TO DO —
Write the data out again exactly, with no pictures.

DATA EXTRACT —
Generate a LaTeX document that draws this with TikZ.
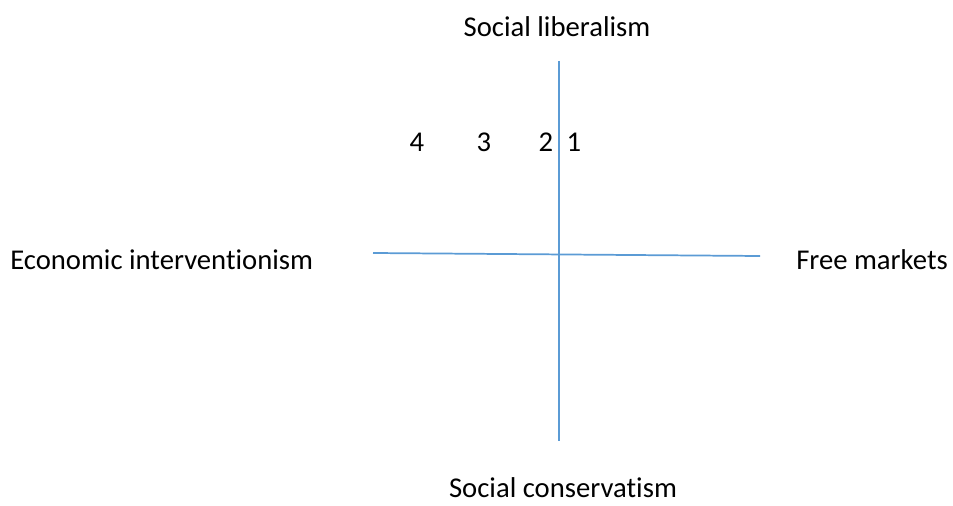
\documentclass[tikz,border=0pt]{standalone}
\usepackage{fontspec}
\setmainfont[Ligatures=NoCommon]{Carlito}
\definecolor{axisblue}{HTML}{5B9BD5}
\begin{document}
\begin{tikzpicture}[x=0.75pt,y=-0.75pt,
    axis/.style={draw=axisblue,line width=1.3pt},
    lbl/.style={inner sep=0pt,font=\fontsize{21.5}{26}\selectfont}]
  \useasboundingbox (0,0) rectangle (953,506);
  \coordinate (top) at (559,61);
  \coordinate (bottom) at (559,441);
  \coordinate (left) at (373,253);
  \coordinate (right) at (760,256);
  \draw [axis] (top) -- (bottom);
  \draw [axis] (left) -- (right);
  \node [lbl,anchor=base] (liberal) at (557,37) {Social liberalism};
  \node [lbl,anchor=base] (conserv) at (563,497) {Social conservatism};
  \node [lbl,anchor=base west] (interv) at (10,269) {Economic interventionism};
  \node [lbl,anchor=base east] (freem) at (948,269) {Free markets};
  \node [lbl,anchor=base] (four) at (417,152) {4};
  \node [lbl,anchor=base] (three) at (484,152) {3};
  \node [lbl,anchor=base] (two) at (546,152) {2};
  \node [lbl,anchor=base] (one) at (574,152) {1};
\end{tikzpicture}
\end{document}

FINAL RESULT —
Generate a LaTeX document that draws this with TikZ.
\documentclass[tikz,border=0pt]{standalone}
\usepackage{fontspec}
\setmainfont[Ligatures=NoCommon]{Carlito}
\definecolor{axisblue}{HTML}{5B9BD5}
\begin{document}
\begin{tikzpicture}[x=0.75pt,y=-0.75pt,
    axis/.style={draw=axisblue,line width=1.3pt},
    lbl/.style={inner sep=0pt,font=\fontsize{21.5}{26}\selectfont}]
  \useasboundingbox (0,0) rectangle (953,506);
  \coordinate (top) at (559,61);
  \coordinate (bottom) at (559,441);
  \coordinate (left) at (373,253);
  \coordinate (right) at (760,256);
  \draw [axis] (top) -- (bottom);
  \draw [axis] (left) -- (right);
  \node [lbl,anchor=base] (liberal) at (557,37) {Social liberalism};
  \node [lbl,anchor=base] (conserv) at (563,497) {Social conservatism};
  \node [lbl,anchor=base west] (interv) at (10,269) {Economic interventionism};
  \node [lbl,anchor=base east] (freem) at (948,269) {Free markets};
  \node [lbl,anchor=base] (four) at (417,152) {4};
  \node [lbl,anchor=base] (three) at (484,152) {3};
  \node [lbl,anchor=base] (two) at (546,152) {2};
  \node [lbl,anchor=base] (one) at (574,152) {1};
\end{tikzpicture}
\end{document}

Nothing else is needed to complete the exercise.